DATA LINES:
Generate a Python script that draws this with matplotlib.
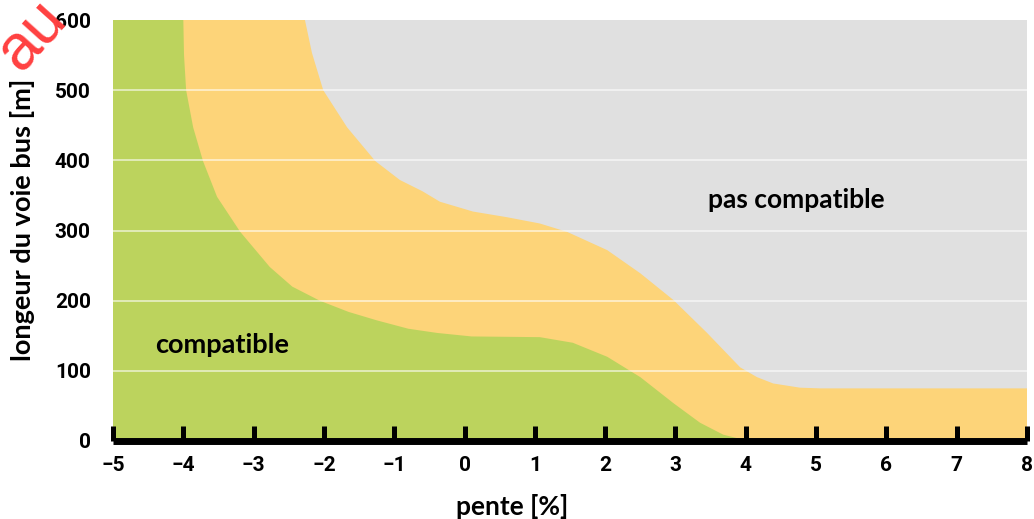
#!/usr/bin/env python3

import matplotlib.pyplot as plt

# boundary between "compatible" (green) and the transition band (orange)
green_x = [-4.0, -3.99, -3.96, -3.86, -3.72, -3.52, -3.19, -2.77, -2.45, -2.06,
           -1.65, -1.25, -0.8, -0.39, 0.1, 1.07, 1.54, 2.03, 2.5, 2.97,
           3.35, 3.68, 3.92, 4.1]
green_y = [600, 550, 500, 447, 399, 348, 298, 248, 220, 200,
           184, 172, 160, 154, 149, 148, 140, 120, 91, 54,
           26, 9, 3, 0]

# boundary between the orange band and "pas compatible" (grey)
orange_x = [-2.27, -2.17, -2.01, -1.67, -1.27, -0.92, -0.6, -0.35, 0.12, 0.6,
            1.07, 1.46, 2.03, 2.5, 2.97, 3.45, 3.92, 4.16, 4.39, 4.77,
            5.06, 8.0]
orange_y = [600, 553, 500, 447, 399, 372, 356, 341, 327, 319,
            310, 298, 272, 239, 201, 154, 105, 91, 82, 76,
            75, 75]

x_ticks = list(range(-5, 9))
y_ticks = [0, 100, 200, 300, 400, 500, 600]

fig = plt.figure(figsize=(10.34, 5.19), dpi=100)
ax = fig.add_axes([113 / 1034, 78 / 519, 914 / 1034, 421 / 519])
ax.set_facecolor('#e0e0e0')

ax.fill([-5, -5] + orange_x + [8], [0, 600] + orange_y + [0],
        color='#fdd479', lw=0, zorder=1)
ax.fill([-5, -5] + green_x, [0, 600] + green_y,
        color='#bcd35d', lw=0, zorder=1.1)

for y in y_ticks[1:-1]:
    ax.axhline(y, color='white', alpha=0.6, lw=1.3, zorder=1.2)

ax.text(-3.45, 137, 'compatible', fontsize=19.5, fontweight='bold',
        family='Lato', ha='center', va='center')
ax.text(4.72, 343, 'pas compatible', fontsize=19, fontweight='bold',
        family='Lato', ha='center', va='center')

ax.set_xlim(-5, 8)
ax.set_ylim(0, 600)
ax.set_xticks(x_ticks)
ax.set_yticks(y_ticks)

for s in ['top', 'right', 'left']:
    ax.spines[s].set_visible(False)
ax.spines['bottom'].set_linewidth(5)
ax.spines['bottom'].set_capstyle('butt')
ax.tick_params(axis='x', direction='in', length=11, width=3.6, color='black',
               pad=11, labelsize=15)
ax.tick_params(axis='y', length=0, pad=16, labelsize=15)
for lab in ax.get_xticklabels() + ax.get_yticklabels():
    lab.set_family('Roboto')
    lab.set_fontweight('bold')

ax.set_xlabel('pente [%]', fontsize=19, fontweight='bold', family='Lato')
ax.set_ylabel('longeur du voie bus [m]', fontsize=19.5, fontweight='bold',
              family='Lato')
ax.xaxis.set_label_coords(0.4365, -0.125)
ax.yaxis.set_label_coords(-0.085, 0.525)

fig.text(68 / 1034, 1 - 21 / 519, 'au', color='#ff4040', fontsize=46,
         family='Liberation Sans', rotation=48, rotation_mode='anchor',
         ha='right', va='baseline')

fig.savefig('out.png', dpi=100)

STATED PROBLEM: Quote, please, every line of the material above from its start through the line that has "ax.axhline(y, color='white', alpha=0.6, lw=1.3, zorder=1.2)", reproducing the words exactly and dropping any images.

SOLUTION FOR THIS PROBLEM:
Generate a Python script that draws this with matplotlib.
#!/usr/bin/env python3

import matplotlib.pyplot as plt

# boundary between "compatible" (green) and the transition band (orange)
green_x = [-4.0, -3.99, -3.96, -3.86, -3.72, -3.52, -3.19, -2.77, -2.45, -2.06,
           -1.65, -1.25, -0.8, -0.39, 0.1, 1.07, 1.54, 2.03, 2.5, 2.97,
           3.35, 3.68, 3.92, 4.1]
green_y = [600, 550, 500, 447, 399, 348, 298, 248, 220, 200,
           184, 172, 160, 154, 149, 148, 140, 120, 91, 54,
           26, 9, 3, 0]

# boundary between the orange band and "pas compatible" (grey)
orange_x = [-2.27, -2.17, -2.01, -1.67, -1.27, -0.92, -0.6, -0.35, 0.12, 0.6,
            1.07, 1.46, 2.03, 2.5, 2.97, 3.45, 3.92, 4.16, 4.39, 4.77,
            5.06, 8.0]
orange_y = [600, 553, 500, 447, 399, 372, 356, 341, 327, 319,
            310, 298, 272, 239, 201, 154, 105, 91, 82, 76,
            75, 75]

x_ticks = list(range(-5, 9))
y_ticks = [0, 100, 200, 300, 400, 500, 600]

fig = plt.figure(figsize=(10.34, 5.19), dpi=100)
ax = fig.add_axes([113 / 1034, 78 / 519, 914 / 1034, 421 / 519])
ax.set_facecolor('#e0e0e0')

ax.fill([-5, -5] + orange_x + [8], [0, 600] + orange_y + [0],
        color='#fdd479', lw=0, zorder=1)
ax.fill([-5, -5] + green_x, [0, 600] + green_y,
        color='#bcd35d', lw=0, zorder=1.1)

for y in y_ticks[1:-1]:
    ax.axhline(y, color='white', alpha=0.6, lw=1.3, zorder=1.2)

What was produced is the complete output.